# Short task
Leave the pictures out. Return all other data exactly.

# Information shown
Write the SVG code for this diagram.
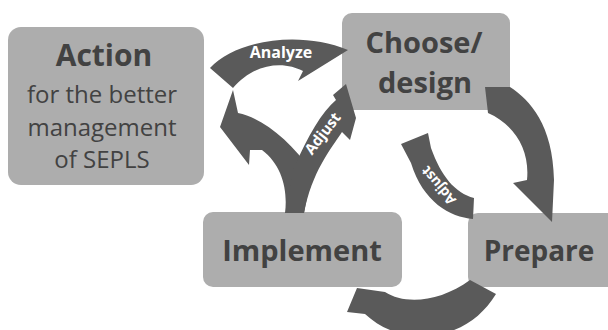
<svg xmlns="http://www.w3.org/2000/svg" width="608" height="330" viewBox="0 0 608 330">
<style>
.box{fill:#adadad}
.t{font-family:"Open Sans","Liberation Sans",sans-serif;fill:#424242;text-anchor:middle}
.b{font-weight:bold}
.arr{fill:#5a5a5a}
.lbl{font-family:"Open Sans","Liberation Sans",sans-serif;font-weight:bold;fill:#ffffff;text-anchor:middle;dominant-baseline:central}
</style>
<rect width="608" height="330" fill="#ffffff"/>
<g id="action">
<rect class="box" x="8" y="27" width="196" height="158" rx="13"/>
<text class="t b" x="104" y="66" font-size="30">Action</text>
<text class="t" x="102" y="103" font-size="24">for the better</text>
<text class="t" x="102" y="136" font-size="24">management</text>
<text class="t" x="102" y="168" font-size="24">of SEPLS</text>
</g>
<g id="choose">
<rect class="box" x="342" y="13" width="168" height="97" rx="10"/>
<text class="t b" x="424" y="53" font-size="29">Choose/</text>
<text class="t b" x="425" y="93" font-size="29">design</text>
</g>
<g id="implement">
<rect class="box" x="203" y="212" width="199" height="75" rx="10"/>
<text class="t b" x="302" y="261" font-size="29">Implement</text>
</g>
<g id="prepare">
<rect class="box" x="468" y="213" width="160" height="74" rx="10"/>
<text class="t b" x="539" y="261" font-size="28">Prepare</text>
</g>
<g id="connectors">
<path class="arr" d="M210,68 C235,40 300,30 348,50 L298,81 L303,71 C285,61 255,62 233,88 Z"/>
<text class="lbl" x="281" y="52" font-size="16">Analyze</text>
<path class="arr" d="M233,90 L238,113 C262,118 290,140 312,172 L304,213 L285,213 C288,190 282,165 262,150 L250,150 L249,165 L220,127 Z"/>
<path class="arr" d="M294,168 C308,135 322,112 336,100 L333,95 L346,84 L356,118 L350,140 L342,132 C330,150 312,172 304,213 L286,213 Z"/>
<text class="lbl" x="322" y="133" font-size="15" transform="rotate(-52 322 133)">Adjust</text>
<path class="arr" d="M485,87 L510,87 C530,100 553,125 554,180 L552,222 L513,183 L527,180 C530,150 515,125 488,113 Z"/>
<path class="arr" d="M474,198 L473,219 C450,217 423,202 411,163 L401,144 L428,133 L431,148 C441,176 455,193 474,198 Z"/>
<text class="lbl" x="438" y="186" font-size="14" transform="rotate(230 438 186)">Adjust</text>
<path class="arr" d="M470,280 L496,294 C480,320 455,336 420,336 C400,336 380,328 365,314 L347,312 L357,288 L385,292 C405,305 440,302 470,280 Z"/>
</g>
</svg>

# Task response
Write the SVG code for this diagram.
<svg xmlns="http://www.w3.org/2000/svg" width="608" height="330" viewBox="0 0 608 330">
<style>
.box{fill:#adadad}
.t{font-family:"Open Sans","Liberation Sans",sans-serif;fill:#424242;text-anchor:middle}
.b{font-weight:bold}
.arr{fill:#5a5a5a}
.lbl{font-family:"Open Sans","Liberation Sans",sans-serif;font-weight:bold;fill:#ffffff;text-anchor:middle;dominant-baseline:central}
</style>
<rect width="608" height="330" fill="#ffffff"/>
<g id="action">
<rect class="box" x="8" y="27" width="196" height="158" rx="13"/>
<text class="t b" x="104" y="66" font-size="30">Action</text>
<text class="t" x="102" y="103" font-size="24">for the better</text>
<text class="t" x="102" y="136" font-size="24">management</text>
<text class="t" x="102" y="168" font-size="24">of SEPLS</text>
</g>
<g id="choose">
<rect class="box" x="342" y="13" width="168" height="97" rx="10"/>
<text class="t b" x="424" y="53" font-size="29">Choose/</text>
<text class="t b" x="425" y="93" font-size="29">design</text>
</g>
<g id="implement">
<rect class="box" x="203" y="212" width="199" height="75" rx="10"/>
<text class="t b" x="302" y="261" font-size="29">Implement</text>
</g>
<g id="prepare">
<rect class="box" x="468" y="213" width="160" height="74" rx="10"/>
<text class="t b" x="539" y="261" font-size="28">Prepare</text>
</g>
<g id="connectors">
<path class="arr" d="M210,68 C235,40 300,30 348,50 L298,81 L303,71 C285,61 255,62 233,88 Z"/>
<text class="lbl" x="281" y="52" font-size="16">Analyze</text>
<path class="arr" d="M233,90 L238,113 C262,118 290,140 312,172 L304,213 L285,213 C288,190 282,165 262,150 L250,150 L249,165 L220,127 Z"/>
<path class="arr" d="M294,168 C308,135 322,112 336,100 L333,95 L346,84 L356,118 L350,140 L342,132 C330,150 312,172 304,213 L286,213 Z"/>
<text class="lbl" x="322" y="133" font-size="15" transform="rotate(-52 322 133)">Adjust</text>
<path class="arr" d="M485,87 L510,87 C530,100 553,125 554,180 L552,222 L513,183 L527,180 C530,150 515,125 488,113 Z"/>
<path class="arr" d="M474,198 L473,219 C450,217 423,202 411,163 L401,144 L428,133 L431,148 C441,176 455,193 474,198 Z"/>
<text class="lbl" x="438" y="186" font-size="14" transform="rotate(230 438 186)">Adjust</text>
<path class="arr" d="M470,280 L496,294 C480,320 455,336 420,336 C400,336 380,328 365,314 L347,312 L357,288 L385,292 C405,305 440,302 470,280 Z"/>
</g>
</svg>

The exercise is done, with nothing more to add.